- The Washington Times - Thursday, February 12, 2015

Retired U.S. Marines flooded the Pentagon with phone calls late Wednesday and early into Thursday morning after learning about embassy evacuation protocol that made their former comrades-in-arms leave their weapons in Yemen.

In the minutes leading up to an organized evacuation from Yemen via commercial airliner Wednesday, a group of Marines huddled together on a tarmac and disabled about 100 high-powered rifles, a senior military official said Wednesday. They left in their wake a pile of busted weapons and several department vehicles, the official said.

Not long after the Marines’ departure, pictures of Houthi rebels clutching the same model rifles appeared on the Internet, sparking rumors the Marines had been too hasty in their departure. Concerns about the Houthi rebels snatching the weaponry even rippled through the Pentagon, prompting officers to make a flurry of phone calls to Defense Department and State Department officials.

Pentagon officials vehemently denied those rumors on Thursday.

“No Marine handed a weapon to a Houthi, or had one taken from him,” said a Marine Corps statement issued late Wednesday evening. “None of them were ‘handed over’ in any way to anyone. The destruction of weapons at the embassy and the airport was carried out in accordance with an approved destruction plan.”

The Marines disposed of their M-9 pistols and M-4 carbines before evacuating the diplomatic personal at the Yemen embassy and left behind several vehicles at the airport in the capital city of Sanaa before departing, said Army Col. Steven Warren, a Pentagon spokesman. The Marines destroyed their machine guns and other crew-served weapons before leaving the airport, he said.

The demolition of personal Marine weapons may have resulted from international rules that ban them on civilian flights, Col. Warren said. It is unclear who the directives came from.

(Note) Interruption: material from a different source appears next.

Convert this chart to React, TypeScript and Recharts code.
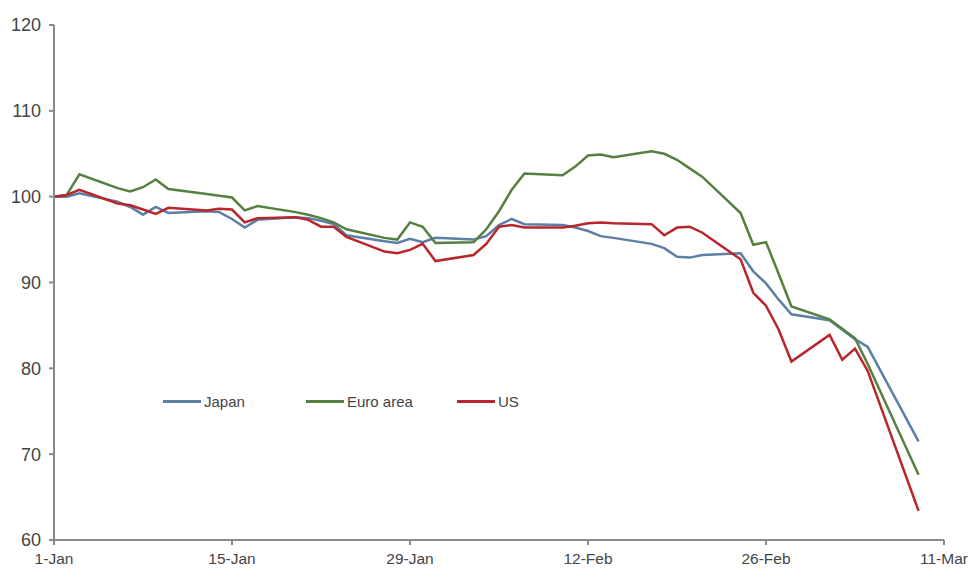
import React from "react";
import { LineChart, Line, XAxis, YAxis } from "recharts";

const days = [0, 1, 2, 5, 6, 7, 8, 9, 12, 13, 14, 15, 16, 19, 20, 21, 22, 23, 26, 27, 28, 29, 30, 33, 34, 35, 36, 37, 40, 41, 42, 43, 44, 47, 48, 49, 50, 51, 54, 55, 56, 57, 58, 61, 62, 63, 64, 68];

const japan = [100, 100.0, 100.4, 99.4, 98.8, 97.9, 98.8, 98.1, 98.3, 98.2, 97.4, 96.4, 97.3, 97.6, 97.5, 97.2, 96.8, 95.5, 94.8, 94.6, 95.1, 94.7, 95.2, 95.0, 95.4, 96.7, 97.4, 96.8, 96.7, 96.4, 96.0, 95.4, 95.2, 94.5, 94.0, 93.0, 92.9, 93.2, 93.4, 91.3, 89.9, 88.0, 86.3, 85.6, 84.5, 83.4, 82.5, 71.5];

const euroArea = [100, 100.2, 102.6, 101.0, 100.6, 101.1, 102.0, 100.9, 100.3, 100.1, 99.9, 98.4, 98.9, 98.2, 97.9, 97.5, 97.0, 96.2, 95.2, 95.0, 97.0, 96.5, 94.6, 94.7, 96.2, 98.3, 100.8, 102.7, 102.5, 103.5, 104.8, 104.9, 104.6, 105.3, 105.0, 104.3, 103.3, 102.3, 98.1, 94.4, 94.7, 91.0, 87.2, 85.7, 84.6, 83.5, 80.5, 67.6];

const us = [100, 100.2, 100.8, 99.2, 99.0, 98.5, 98.0, 98.7, 98.4, 98.6, 98.5, 97.0, 97.5, 97.6, 97.3, 96.5, 96.5, 95.3, 93.6, 93.4, 93.8, 94.5, 92.5, 93.2, 94.5, 96.5, 96.7, 96.4, 96.4, 96.6, 96.9, 97.0, 96.9, 96.8, 95.5, 96.4, 96.5, 95.8, 92.7, 88.8, 87.3, 84.5, 80.8, 83.9, 81.0, 82.3, 79.7, 63.4];

const xTickDays = [0, 14, 28, 42, 56, 70];
const xTickLabels = ["1-Jan", "15-Jan", "29-Jan", "12-Feb", "26-Feb", "11-Mar"];
const yTicks = [60, 70, 80, 90, 100, 110, 120];

const seriesNames = ["Japan", "Euro area", "US"];
const colors = ["#5b7fa6", "#55803f", "#b8262b"];
const legendLeft = [163, 306, 457];

const data = days.map((d, i) => ({
  day: d,
  japan: japan[i],
  euro: euroArea[i],
  us: us[i],
}));

const FONT = "'Liberation Sans', Arial, sans-serif";

export default function App() {
  return (
    <div style={{ position: "absolute", left: 0, top: 0, width: 977, height: 575, background: "#fff" }}>
      <LineChart width={977} height={575} data={data} margin={{ top: 25, right: 33, bottom: 0, left: 0 }}>
        <XAxis
          dataKey="day"
          type="number"
          domain={[0, 70]}
          ticks={xTickDays}
          tickFormatter={(v: number) => xTickLabels[xTickDays.indexOf(v)]}
          height={35}
          stroke="#8a8a8a"
          strokeWidth={2}
          tickSize={5}
          tickMargin={8}
          tick={{ fill: "#444", fontSize: 15.5, fontFamily: FONT }}
          interval={0}
        />
        <YAxis
          type="number"
          domain={[60, 120]}
          ticks={yTicks}
          width={54}
          stroke="#8a8a8a"
          strokeWidth={2}
          tickSize={5}
          tickMargin={8}
          tick={{ fill: "#444", fontSize: 18, fontFamily: FONT }}
          interval={0}
        />
        <Line dataKey="japan" name="Japan" stroke={colors[0]} strokeWidth={2.5} dot={false} isAnimationActive={false} />
        <Line dataKey="euro" name="Euro area" stroke={colors[1]} strokeWidth={2.5} dot={false} isAnimationActive={false} />
        <Line dataKey="us" name="US" stroke={colors[2]} strokeWidth={2.5} dot={false} isAnimationActive={false} />
      </LineChart>
      {seriesNames.map((n, i) => (
        <div
          key={n}
          style={{
            position: "absolute",
            left: legendLeft[i],
            top: 391,
            display: "flex",
            alignItems: "center",
            whiteSpace: "nowrap",
            fontFamily: FONT,
            fontSize: 15,
            color: "#444",
            height: 20,
          }}
        >
          <span style={{ display: "inline-block", width: 38, height: 3, background: colors[i], marginRight: 3 }} />
          <span>{n}</span>
        </div>
      ))}
    </div>
  );
}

Still, many retired and active military personnel are flabbergasted the Marines were made to disarm and destroy their firearms. The Corps prides itself on its weapons, and all recruits are taught and memorize the Rifleman’s Creed which starts with: “This is my rifle. There are many like it, but this one is mine. My rifle is my best friend. It is my life. I must master it as I must master my life. My rifle, without me, is useless. Without my rifle, I am useless.”

Some retired Marines took to social media and websites to express frustration with what they described as a “blatant blunder” of evacuation procedures.

“Whether a commercial flight or military flight, either way it does not add up,” said Yinon Weiss, a former U.S. Marine and the CEO of RallyPoint, a military community website. “I cannot think of any other time in recent U.S. history that any service member had to destroy their own personal weapons.”

To Mr. Weiss, the peculiar act indicates that the Marines were unwitting participants in “a hasty evacuation” and “under duress.”

“The fact that this happened indicates to me that something went terribly wrong,” he said.

Other former Marines took to his web site to complain.

“I guarantee every single one of those Marines was pissed off and swearing with every swing of those hammers,” one commenter said. “Chartered civilian airline or not, we traveled with weapons without issue.”

The U.S. decided to shutter its embassy in Yemen this week after its central government collapsed at the hands of Houthi rebels. Britain has also closed its embassy and France has urged all of its citizens to leave Yemen, with its embassy closing Friday. Before the Houthi takeover, Yemen had been a key U.S. ally in the fight against Al-Qaeda in the Arabian Peninsula.

The U.S. Embassy in Yemen is the third in an Arab country that has closed since turmoil associated with the Arab spring began in December 2010. The State Department shuttered its embassy in Damascus, Syria, in 2012 amid a surge in violence and bombing attacks on the city. Two years later, in July 2014, the department removed its staff from the Embassy in Tripoli, Libya.

It is unclear whether department officials will ask Marines to repeat the protocol at the next embassy evacuation. Also unclear is whether those officials will return to Yemen and attempt to re-establish a presence there.

Army Maj. Curtis Kellogg, a spokesman for U.S. Central Command, defended the actions of those Marines who participated in the embassy evacuation. The Marines, he said, were simply following orders of department officials.

“We find no fault with what they had to do they had to do,” Maj. Kellogg said.

Still, the evacuation reports are not sitting well with retired veterans.

“The only thing I can think of that is more offensive for Marines than abandoning their personal sidearms is desecrating the American flag,” Mr. Weiss said.